## WHAT THE TASK REQUIRES:
Line by line, repeat the data below exactly, beginning at the first line and ending at the line with "periods = ['0', '3', '6']". Omit pictures.

BEGIN

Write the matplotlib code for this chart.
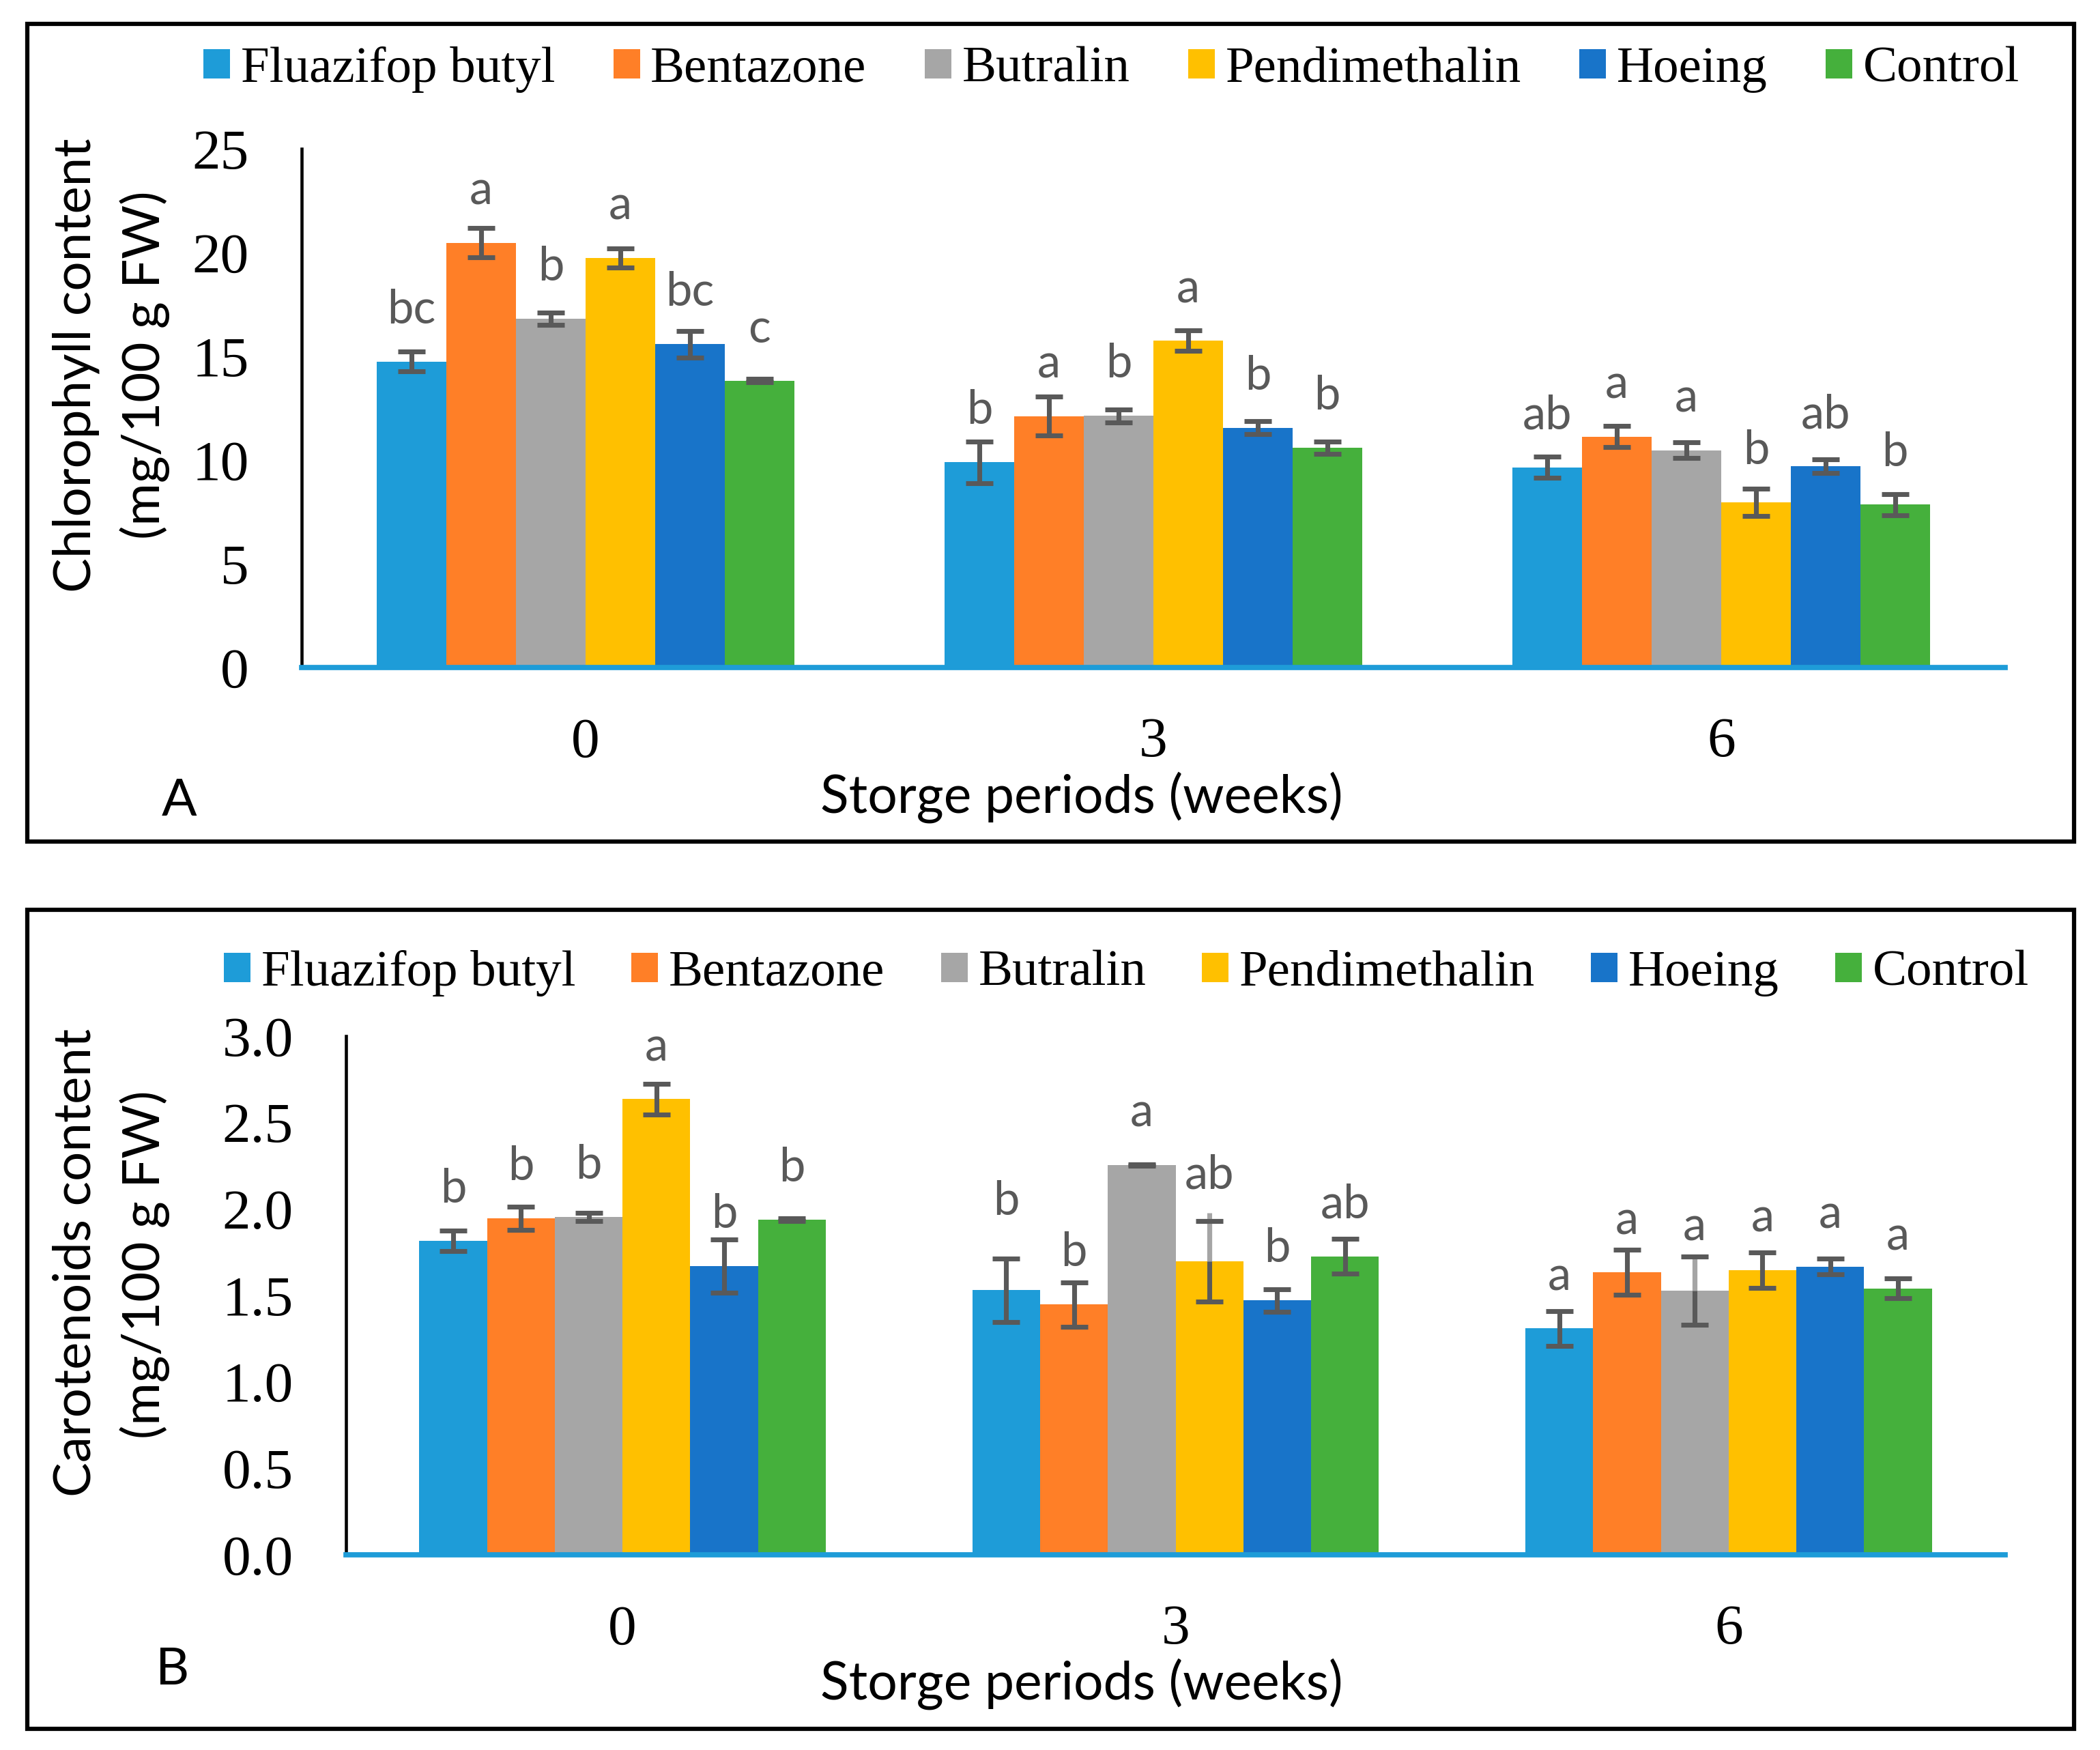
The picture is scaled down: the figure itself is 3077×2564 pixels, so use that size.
import matplotlib
matplotlib.use('Agg')
import matplotlib.pyplot as plt
from matplotlib.patches import Patch, Rectangle
import numpy as np

# ---------------- data ----------------
treatments = ['Fluazifop butyl', 'Bentazone', 'Butralin', 'Pendimethalin', 'Hoeing', 'Control']
periods = ['0', '3', '6']

# Chlorophyll content (mg/100 g FW), rows = treatments, columns = periods 0, 3, 6
chl_means = [
    [14.75, 9.89, 9.65],   # Fluazifop butyl
    [20.47, 12.12, 11.13], # Bentazone
    [16.80, 12.13, 10.47], # Butralin
    [19.74, 15.75, 7.95],  # Pendimethalin
    [15.59, 11.56, 9.69],  # Hoeing
    [13.83, 10.59, 7.85],  # Control
]
chl_errors = [
    [0.48, 1.01, 0.52],
    [0.70, 0.94, 0.51],
    [0.29, 0.32, 0.37],
    [0.45, 0.49, 0.66],
    [0.64, 0.31, 0.33],
    [0.08, 0.31, 0.52],
]
chl_letters = [
    ['bc', 'b', 'ab'],
    ['a', 'a', 'a'],
    ['b', 'b', 'a'],
    ['a', 'a', 'b'],
    ['bc', 'b', 'ab'],
    ['c', 'b', 'b'],
]

# Carotenoids content (mg/100 g FW)
car_means = [
    [1.815, 1.530, 1.308],
    [1.946, 1.446, 1.633],
    [1.954, 2.253, 1.528],
    [2.635, 1.697, 1.646],
    [1.669, 1.470, 1.666],
    [1.937, 1.726, 1.540],
]
car_errors = [
    [0.058, 0.184, 0.099],
    [0.067, 0.127, 0.130],
    [0.024, 0.005, 0.198],
    [0.089, 0.232, 0.103],
    [0.154, 0.065, 0.046],
    [0.008, 0.102, 0.058],
]
car_letters = [
    ['b', 'b', 'a'],
    ['b', 'b', 'a'],
    ['b', 'a', 'a'],
    ['a', 'ab', 'a'],
    ['b', 'b', 'a'],
    ['b', 'ab', 'a'],
]

chl_ticks = [0, 5, 10, 15, 20, 25]
car_ticks = [0.0, 0.5, 1.0, 1.5, 2.0, 2.5, 3.0]

# ---------------- style ----------------
colors = ['#1E9CD8', '#FF7F27', '#A6A6A6', '#FFC000', '#1874C9', '#45B03C']
AXIS_BLUE = '#1E9CD8'
ERR_GREY = '#595959'
ERR_LIGHT = '#A5A5A5'
LETTER_GREY = '#595959'
SERIF = 'Liberation Serif'
SANS = 'Lato'

W, H = 3077, 2564
DPI = 300
PX2PT = 72.0 / DPI

def fx(v):
    return v / W

def fy(v):
    return 1 - v / H

fig = plt.figure(figsize=(W / DPI, H / DPI), dpi=DPI)
renderer = fig.canvas.get_renderer()

def fit_size(text, target_px, base=20, family=SANS):
    t = fig.text(0, 0, text, fontsize=base, family=family)
    w = t.get_window_extent(renderer).width
    t.remove()
    return base * target_px / w

ylab_fs = fit_size('Chlorophyll content', 667)
xlab_fs = fit_size('Storge periods (weeks)', 767)
letter_fs = ylab_fs * 0.9

BAR_W = 0.1225
LETTER_LIFT_PX = 56
# extra lift (px) for letters that were moved up in the original
extra_lift = {('B', 1, 0): 54, ('B', 1, 3): 50, ('B', 2, 2): 17}
# error-bar segments above the bar drawn in a lighter grey in the original:
# (panel, period, treatment) -> extra length (px) of the light line beyond the cap
light_err = {('B', 1, 3): 12, ('B', 2, 2): 0}

def draw_panel(tag, rect_px, means, errors, letters, ticks, fmt, ymax):
    left, top, right, bottom = rect_px
    ax = fig.add_axes([fx(left), fy(bottom), (right - left) / W, (bottom - top) / H])
    x = np.arange(len(periods))
    unit_px = (bottom - top) / ymax
    for i, name in enumerate(treatments):
        xs = x + (i - 2.5) * BAR_W
        ax.bar(xs, means[i], BAR_W, color=colors[i], linewidth=0, zorder=2, label=name)
        ax.errorbar(xs, means[i], yerr=errors[i], fmt='none', ecolor=ERR_GREY,
                    elinewidth=1.7, capsize=4.7, capthick=1.7, zorder=3)
        for j in range(len(periods)):
            key = (tag, j, i)
            if key in light_err:
                m, e = means[i][j], errors[i][j]
                ext = light_err[key] / unit_px
                ax.vlines(xs[j], m, m + e + ext, colors=ERR_LIGHT, linewidth=1.7, zorder=3.5)
                ax.hlines(m + e, xs[j] - BAR_W * 0.19, xs[j] + BAR_W * 0.19,
                          colors=ERR_GREY, linewidth=1.7, zorder=3.6)
            lift = LETTER_LIFT_PX + extra_lift.get(key, 0)
            ax.annotate(letters[i][j], (xs[j], means[i][j]), xytext=(0, lift * PX2PT),
                        textcoords='offset points', ha='center', va='baseline',
                        color=LETTER_GREY, fontsize=letter_fs, family=SANS, zorder=4)
    ax.set_xlim(-0.5, len(periods) - 0.5)
    ax.set_ylim(0, ymax)
    ax.set_yticks(ticks)
    ax.set_yticklabels([fmt.format(t) for t in ticks], family=SERIF, fontsize=20)
    ax.set_xticks(x)
    ax.set_xticklabels(periods, family=SERIF, fontsize=20)
    ax.tick_params(axis='y', length=0, pad=18.5)
    ax.tick_params(axis='x', length=0, pad=17.5)
    for s in ('top', 'right'):
        ax.spines[s].set_visible(False)
    ax.spines['left'].set_color('black')
    ax.spines['left'].set_linewidth(1.1)
    ax.spines['bottom'].set_color(AXIS_BLUE)
    ax.spines['bottom'].set_linewidth(1.85)
    ax.patch.set_alpha(0)
    return ax

axA = draw_panel('A', (442, 218, 2938, 978), chl_means, chl_errors, chl_letters,
                 chl_ticks, '{:d}', 25)
axB = draw_panel('B', (507, 1517.6, 2938, 2278), car_means, car_errors, car_letters,
                 car_ticks, '{:.1f}', 3.0)

handles = [Patch(facecolor=c, edgecolor='none') for c in colors]

def make_legend(x_left, y_center, target_w):
    cs = 1.0
    kw = dict(ncol=6, loc='center left', frameon=False,
              prop={'family': SERIF, 'size': 18}, handlelength=0.52,
              handleheight=0.51, handletextpad=0.21, borderpad=0, borderaxespad=0)
    for _ in range(3):
        leg = fig.legend(handles, treatments, bbox_to_anchor=(fx(x_left), fy(y_center)),
                         columnspacing=cs, **kw)
        fig.canvas.draw()
        w = leg.get_window_extent(renderer).width
        fs_px = 18 / PX2PT
        cs = cs + (target_w - w) / (5 * fs_px)
        leg.remove()
    return fig.legend(handles, treatments, bbox_to_anchor=(fx(x_left), fy(y_center)),
                      columnspacing=cs, **kw)

make_legend(298, 102, 2661)
make_legend(328, 1426, 2645)

# y-axis titles
for (cx, cy, txt) in [(111, 535, 'Chlorophyll content'), (212, 535, '(mg/100 g FW)'),
                      (111, 1850, 'Carotenoids content'), (212, 1853, '(mg/100 g FW)')]:
    fig.text(fx(cx), fy(cy), txt, rotation=90, ha='center', va='center',
             fontsize=ylab_fs, family=SANS, color='black')

# x-axis titles and panel letters
fig.text(fx(1585), fy(1191), 'Storge periods (weeks)', ha='center', va='baseline',
         fontsize=xlab_fs, family=SANS)
fig.text(fx(1585), fy(2490), 'Storge periods (weeks)', ha='center', va='baseline',
         fontsize=xlab_fs, family=SANS)
fig.text(fx(263), fy(1195), 'A', ha='center', va='baseline', fontsize=ylab_fs, family=SANS)
fig.text(fx(253), fy(2468), 'B', ha='center', va='baseline', fontsize=ylab_fs, family=SANS)

# panel frames
for (t, b) in [(35, 1233), (1333, 2533)]:
    fig.add_artist(Rectangle((fx(40), fy(b)), (3039 - 40) / W, (b - t) / H,
                             transform=fig.transFigure, fill=False, lw=1.5,
                             ec='black'))

fig.savefig('out.png', dpi=DPI)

END

## TASK RESULT:
Write the matplotlib code for this chart.
The picture is scaled down: the figure itself is 3077×2564 pixels, so use that size.
import matplotlib
matplotlib.use('Agg')
import matplotlib.pyplot as plt
from matplotlib.patches import Patch, Rectangle
import numpy as np

# ---------------- data ----------------
treatments = ['Fluazifop butyl', 'Bentazone', 'Butralin', 'Pendimethalin', 'Hoeing', 'Control']
periods = ['0', '3', '6']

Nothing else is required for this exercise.